Depuis 2013, les différents plans d’austérité envisagés pour que le pays renoue avec la soutenabilité de sa dette se sont heurtés au refus d’une part de la classe politique, syndicale et associative. La concentration des pouvoirs entre les mains de l’exécutif, en place depuis le déclenchement de l’état d’exception, change la donne. En effet, le gel du Parlement et l’affaiblissement des contrepouvoirs donnent plus de latitude à des gouvernants qui communiquent très peu sur des décisions aux impacts critiques. En outre, la mise en place d’un nouveau régime présidentialiste minorant le rôle du Parlement et des partis permet plus « d’efficacité » dans la prise de décision. Enfin, les résultats du référendum du 25 juillet 2022, l’absence de mouvements sociaux d’ampleur et la popularité de Saied ont sans doute convaincu les dirigeants occidentaux de la stabilité du nouveau régime.

Lutte anti-migratoire : l’absolution !

La lutte contre l’immigration irrégulière en provenance du sud de la Méditerranée constitue l’autre sujet crucial pour les Européens. Comme nous l’évoquions déjà en novembre 2021, le 25 juillet 2021 n’a pas constitué une rupture dans la politique sécuritaire des autorités tunisiennes.

Outre l’accélération des réadmissions et la transformation de l’aéroport de Tabarka en un terminal d’accueil pour les « charters d’expulsion », les autorités multiplient les contrôles en amont. C’est ainsi que des jeunes sont empêchés d’accéder à des villes constituant des points de départ potentiels pour l’Europe, tel que Kerkennah. Après avoir réduit de 30% les visas accordés aux ressortissants tunisiens, les autorités françaises ont repris la cadence normale d’attribution de ces sésames. Dans le communiqué conjoint des deux ministres de l’Intérieur, nous pouvons lire : « Les ministres ont fait le point sur la coopération en matière migratoire et de mobilité et se sont félicités de la bonne dynamique en cours». Autrement dit, Paris voit d’un bon œil le traitement sécuritaire des autorités tunisiennes.
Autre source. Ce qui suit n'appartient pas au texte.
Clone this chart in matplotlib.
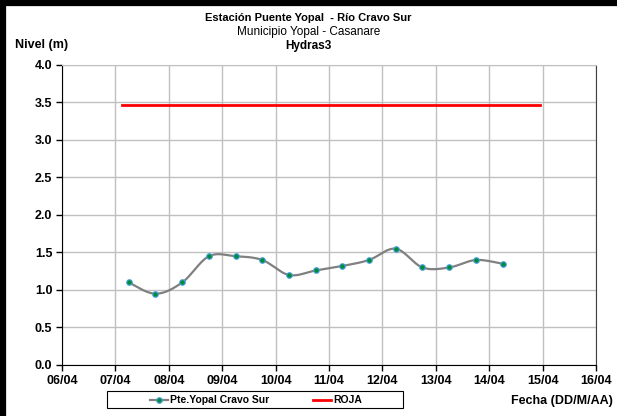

Si les capitales occidentales agitent les questions relatives au respect de la démocratie et des droits humains pour faire pression sur les pays du Sud, elles savent être discrètes sur ces sujets quand leurs intérêts sont en jeu. La dernière manifestation de cette duplicité concerne l’organisation, à Charm el-Cheikh, de la COP 27, au moment même où le militant Alaa Abdel Fattah est dans un état critique. Cette icône de la révolution égyptienne, en prison depuis 2019, observe une grève de la faim pour protester contre son incarcération, symbole des violations des droits humains. Cela n’a pas empêché les plus grands dirigeants des démocraties occidentales de se rendre à la station balnéaire de la Mer Rouge et de normaliser avec le régime d’Abdelfattah Sissi.

L’Afrique, un enjeu géopolitique majeur

L’autre élément expliquant la bienveillance de Paris, Québec et Ottawa, est la lutte d’influence sur le continent africain. La France (et dans une moindre mesure le Canada et le Québec) fait face à plusieurs défis. La Chine intervient de plus en plus dans les économies du continent, notamment dans les anciennes colonies françaises. L’influence est également culturelle via les centres et laboratoires Confucius. Selon un rapport de l’Institut français de relations internationales (IFRI), en 2020, on comptait 61 centres culturels (Institut Confucius) et 44 laboratoires de langue (Classe Confucius) répartis dans 46 pays africains. Pour sa part, la Russie étend également son influence en matière militaire, à travers les milices Wagner mais aussi en matière de soft power, par le truchement de RT France, qui continue à émettre en direction des pays d’Afrique francophone. Enfin, au moment où l’Algérie, pays non-membre de l’OIF, opère un basculement progressif vers l’anglais, les leaders occidentaux francophones semblent prêts à se montrer compréhensifs envers des pays qui continuent à accorder une importance à la langue de Molière.

L’Afrique dispose du premier contingent d’Etats membres de l’OIF. Le rapport au coup de force y est complexe. La plupart des pays du continent ont participé au sommet TICAD 8, tenu en août dernier. Quelques semaines plus tard, la Cour africaine des droits de l’Homme et des peuples a condamné la Tunisie à revenir sur l’architecture institutionnelle issue du décret 117 du 22 septembre 2022. Une requête qui a de fortes chances de rester lettre morte.

Après moult rebondissements, le Sommet de la francophonie va se tenir avec la bénédiction des entités les plus influentes (Canada, Québec, France, Belgique) et une représentation politique de haut niveau. Ceux-ci ont préféré modérer leurs critiques du régime de Kais Saied qui ne s’avère pas hostile à leurs intérêts, rappelant encore une fois que la question des « valeurs » n’est qu’une variable d’ajustement dans le dispositif occidental.